Can employees claim discrimination on the grounds of immigration status?
Not according to the recent case of Onu v Akwiwu.
This case concerned two Nigerian claimants Ms Onu and Mrs Taiwo who came to the UK on migrant domestic worker visas to work as domestic servants and who were subjected to abuse and poor working conditions by their respective employers.
The Claimants sought to bring a claim for racial discrimination on the grounds that they had been treated less favourably than others would be treated because of their nationality.
When considering the issue, the Employment Tribunal in both cases found that the less favourable treatment had occurred because of their immigration status and their ‘vulnerable position as migrant workers reliant on their employers for their continued employment and residence in the UK’. The Tribunal decided this unfavourable treatment was not because they were Nigerian or black.
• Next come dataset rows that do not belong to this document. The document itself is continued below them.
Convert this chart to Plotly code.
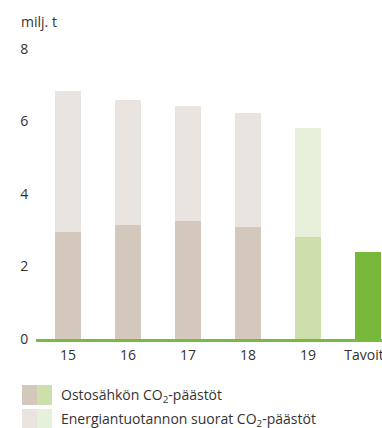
import plotly.graph_objects as go

years = ['15', '16', '17', '18', '19', 'Tavoite']
purchased = [2.95, 3.14, 3.26, 3.09, 2.81, 2.40]
direct = [3.89, 3.45, 3.17, 3.14, 3.01, 0]
y_ticks = [0, 2, 4, 6, 8]

purchased_colors = ['#d4c7bb'] * 4 + ['#cde0ac', '#77b83b']
direct_colors = ['#e9e4df'] * 4 + ['#e6f0da', '#77b83b']

font = 'Open Sans, Lato, sans-serif'
x = list(range(len(years)))

L, T, PLOT_H = 36, 49, 290
PLOT_W = 382 - L
BOTTOM = T + PLOT_H


def px_x(page_x):
    return (page_x - L) / PLOT_W


def px_y(page_y):
    return (BOTTOM - page_y) / PLOT_H


fig = go.Figure()
fig.add_trace(go.Bar(x=x, y=purchased, width=0.43,
                     marker=dict(color=purchased_colors, line_width=0),
                     showlegend=False, hoverinfo='skip'))
fig.add_trace(go.Bar(x=x, y=direct, width=0.43,
                     marker=dict(color=direct_colors, line_width=0),
                     showlegend=False, hoverinfo='skip'))

fig.update_layout(
    width=382, height=428,
    barmode='stack',
    plot_bgcolor='white', paper_bgcolor='white',
    margin=dict(l=L, r=0, t=T, b=428 - BOTTOM),
    font=dict(family=font, size=14, color='#333333'),
    xaxis=dict(range=[-0.533, -0.533 + PLOT_W / 60], tickvals=x, ticktext=years,
               showgrid=False, zeroline=False, showline=True,
               linecolor='#78bb3c', linewidth=2.5, automargin=False,
               ticklabeloverflow='allow',
               ticks='outside', ticklen=1, tickcolor='rgba(0,0,0,0)'),
    yaxis=dict(range=[0, 8], tickvals=y_ticks, showgrid=False,
               zeroline=False, showline=False, ticks='outside',
               automargin=False,
               ticklen=4, tickcolor='rgba(0,0,0,0)'),
)

fig.add_annotation(text='milj. t', xref='paper', yref='paper',
                   x=px_x(19), y=px_y(21), xanchor='left', yanchor='middle',
                   showarrow=False, font=dict(size=14, color='#333333'))

# legend drawn by hand: split swatches
legend_rows = [
    ('#d4c7bb', '#cde0ac', 'Ostosähkön CO<sub>2</sub>-päästöt', 395),
    ('#e9e4df', '#e6f0da', 'Energiantuotannon suorat CO<sub>2</sub>-päästöt', 419),
]
for c1, c2, label, yc in legend_rows:
    fig.add_shape(type='rect', xref='paper', yref='paper',
                  x0=px_x(22), x1=px_x(37), y0=px_y(yc + 10), y1=px_y(yc - 10),
                  fillcolor=c1, line_width=0)
    fig.add_shape(type='rect', xref='paper', yref='paper',
                  x0=px_x(37), x1=px_x(52), y0=px_y(yc + 10), y1=px_y(yc - 10),
                  fillcolor=c2, line_width=0)
    fig.add_annotation(text=label, xref='paper', yref='paper',
                       x=px_x(59), y=px_y(yc),
                       xanchor='left', yanchor='middle', showarrow=False,
                       font=dict(size=14, color='#333333'))

# drop the default 8px body margin so the figure fills the window
fig.write_html('out.html', config={'displayModeBar': False},
               post_script="document.body.style.margin='0';"
                           "document.body.style.overflow='hidden';")
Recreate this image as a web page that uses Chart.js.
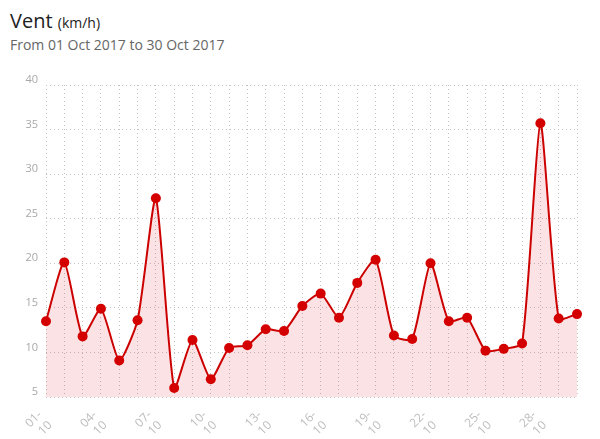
<!DOCTYPE html>
<html>
<head>
<meta charset="utf-8">
<script src="https://cdn.jsdelivr.net/npm/chart.js@4.4.0/dist/chart.umd.min.js"></script>
<style>
    body { margin: 0; background: #fff; font-family: "Open Sans", sans-serif; }
    .title { position: absolute; left: 10px; top: 7px; font-size: 20px; color: #222; }
    .title small { font-size: 14px; }
    .subtitle { position: absolute; left: 10px; top: 35px; font-size: 14px; color: #666; }
    .wrap { position: absolute; left: 0; top: 60px; width: 600px; height: 379px; }
</style>
</head>
<body>
<div class="title">Vent <small>(km/h)</small></div>
<div class="subtitle">From 01 Oct 2017 to 30 Oct 2017</div>
<div class="wrap"><canvas id="vent"></canvas></div>
<script>
var days = ['01', '02', '03', '04', '05', '06', '07', '08', '09', '10',
    '11', '12', '13', '14', '15', '16', '17', '18', '19', '20',
    '21', '22', '23', '24', '25', '26', '27', '28', '29', '30'];
var wind = [13.5, 20.1, 11.8, 14.9, 9.1, 13.6, 27.3, 6.0, 11.4, 7.0,
    10.5, 10.8, 12.6, 12.4, 15.2, 16.6, 13.9, 17.8, 20.4, 11.9,
    11.5, 20.0, 13.5, 13.9, 10.2, 10.4, 11.0, 35.7, 13.8, 14.3];
var yTicks = [5, 10, 15, 20, 25, 30, 35, 40];

var labels = days.map(function (d) { return [d + '-', '10']; });
var gridColor = '#c4c4c4';

var ventChart = new Chart(document.getElementById('vent'), {
    type: 'line',
    data: {
        labels: labels,
        datasets: [{
            label: 'Vent',
            data: wind,
            borderColor: '#cc0000',
            borderWidth: 2,
            backgroundColor: 'rgba(220, 0, 20, 0.11)',
            fill: 'start',
            tension: 0.2,
            pointRadius: 5,
            pointBackgroundColor: '#d40000',
            pointBorderColor: '#d40000',
            pointBorderWidth: 0
        }]
    },
    options: {
        responsive: true,
        maintainAspectRatio: false,
        animation: false,
        layout: { padding: { top: 25, right: 23, left: 0, bottom: 0 } },
        plugins: {
            legend: { display: false },
            tooltip: { enabled: false }
        },
        scales: {
            x: {
                offset: false,
                border: { display: false, dash: [1, 3] },
                grid: { color: gridColor, tickLength: 0 },
                ticks: {
                    autoSkip: false,
                    maxRotation: 45,
                    minRotation: 45,
                    color: '#bdbdbd',
                    font: { family: 'Open Sans', size: 12 },
                    padding: 11,
                    labelOffset: -6,
                    callback: function (value, index) {
                        return index % 3 === 0 ? labels[index] : '';
                    }
                },
                afterFit: function (axis) { axis.height = 42; }
            },
            y: {
                min: 5,
                max: 40,
                border: { display: false, dash: [1, 3] },
                grid: { color: gridColor, tickLength: 0 },
                afterBuildTicks: function (axis) {
                    axis.ticks = yTicks.map(function (v) { return { value: v }; });
                },
                ticks: {
                    color: '#a8a8a8',
                    font: { family: 'Open Sans', size: 11 },
                    padding: 8,
                    labelOffset: -5
                },
                afterFit: function (axis) { axis.width = 46; }
            }
        }
    }
});
</script>
</body>
</html>
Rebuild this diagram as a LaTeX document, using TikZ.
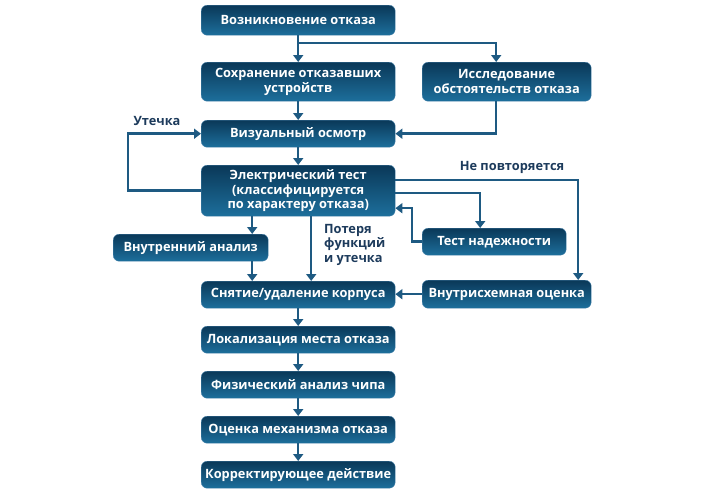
\documentclass[tikz,border=0pt]{standalone}
\usepackage{fontspec}
\setmainfont{Open Sans}
\usetikzlibrary{arrows.meta,calc}
\definecolor{boxtop}{HTML}{0A3858}
\definecolor{boxbot}{HTML}{1D6F9C}
\definecolor{boxedge}{HTML}{4A84AC}
\definecolor{linec}{HTML}{1E5A82}
\definecolor{labc}{HTML}{1D3B5C}
\tikzset{
  fbox/.style={rounded corners=6pt, top color=boxtop, bottom color=boxbot, draw=boxedge, line width=0.4pt,
    text=white, font=\bfseries\fontsize{12.8}{14.5}\selectfont, align=center, inner sep=0pt, anchor=north west},
  arr/.style={draw=linec, line width=2.5pt, -{Triangle[length=7pt,width=10pt]}},
  lab/.style={text=labc, font=\bfseries\fontsize{12.8}{14.5}\selectfont, inner sep=0pt}
}
\begin{document}
\begin{tikzpicture}[x=1pt,y=-1pt]
\useasboundingbox (0,0) rectangle (710,490);
\fill[white] (0,0) rectangle (710,490);
\node[fbox, minimum width=194pt, minimum height=30pt] (n1) at (201,5) {Возникновение отказа};
\node[fbox, minimum width=194pt, minimum height=39pt] (n2) at (201,62) {Сохранение отказавших\\устройств};
\node[fbox, minimum width=169pt, minimum height=39pt] (n3) at (422,62) {Исследование\\обстоятельств отказа};
\node[fbox, minimum width=194pt, minimum height=27pt] (n4) at (201,120) {Визуальный осмотр};
\node[fbox, minimum width=194pt, minimum height=51pt] (n5) at (201,165) {Электрический тест\\(классифицируется\\по характеру отказа)};
\node[fbox, minimum width=144pt, minimum height=27pt] (n6) at (422,228) {Тест надежности};
\node[fbox, minimum width=155pt, minimum height=27pt] (n7) at (113,234) {Внутренний анализ};
\node[fbox, minimum width=194pt, minimum height=27pt] (n8) at (201,281) {Снятие/удаление корпуса};
\node[fbox, minimum width=169pt, minimum height=28pt] (n9) at (422,280) {Внутрисхемная оценка};
\node[fbox, minimum width=194pt, minimum height=27pt] (n10) at (201,326) {Локализация места отказа};
\node[fbox, minimum width=194pt, minimum height=27pt] (n11) at (201,371) {Физический анализ чипа};
\node[fbox, minimum width=194pt, minimum height=27pt] (n12) at (201,416) {Оценка механизма отказа};
\node[fbox, minimum width=194pt, minimum height=27pt] (n13) at (201,461) {Корректирующее действие};

\node[lab] (lleak) at (157,121) {Утечка};
\node[lab] (lnorep) at (512,167) {Не повторяется};
\node[lab, anchor=north west, align=left] (lloss) at (324,224) {Потеря\\функций\\и утечка};

\coordinate (j1) at (298,43);
\draw[arr] (n1.south) -- (n2.north);
\draw[arr] (j1) -| ([xshift=-10.5pt]n3.north);
\draw[arr] (n2.south) -- (n4.north);
\draw[arr] ([xshift=-10.5pt]n3.south) |- (n4.east);
\draw[arr] (n4.south) -- (n5.north);
\draw[arr] (n5.west) -- ++(-73,0) |- (n4.west);
\draw[arr] ([yshift=10.5pt]n5.east) -| ([xshift=71.5pt]n9.north);
\draw[arr] ([yshift=-2.5pt]n5.east) -| ([xshift=-14pt]n6.north);
\draw[arr] (n6.west) -- ++(-10,0) |- ([yshift=-17.5pt]n5.east);
\draw[arr] ([xshift=-46pt]n5.south) -- ([xshift=-46pt]n5.south |- n7.north);
\draw[arr] ([xshift=61.5pt]n7.south) -- ([xshift=61.5pt]n7.south |- n8.north);
\draw[arr] ([xshift=13pt]n5.south) -- ([xshift=13pt]n5.south |- n8.north);
\draw[arr] (n9.west) -- (n9.west -| n8.east);
\draw[arr] (n8.south) -- (n10.north);
\draw[arr] (n10.south) -- (n11.north);
\draw[arr] (n11.south) -- (n12.north);
\draw[arr] (n12.south) -- (n13.north);
\end{tikzpicture}
\end{document}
On appeal, the question posed was whether their mistreatment was on the grounds of their nationality, a characteristic protected from discrimination under the Equality Act 2010.
In answering this, the court considered two key issues; firstly whether the Employment Tribunal had correctly decided that it was their immigration status that was reason for their mistreatment and secondly, whether their immigration status could be equated to their nationality.
The Court of Appeal held that their immigration status was the reason for their mistreatment. However, it was also decided that the Claimant’s immigration status did not exactly equate to the Claimant being of non-British nationality, as not all non-British nationals would be migrant domestic workers with this level of vulnerability.
As such, the Court of Appeal held that the Claimant’s immigration status could not be equated to their nationality, and therefore any mistreatment on the grounds of immigration status could not constitute direct racial discrimination and the claim failed.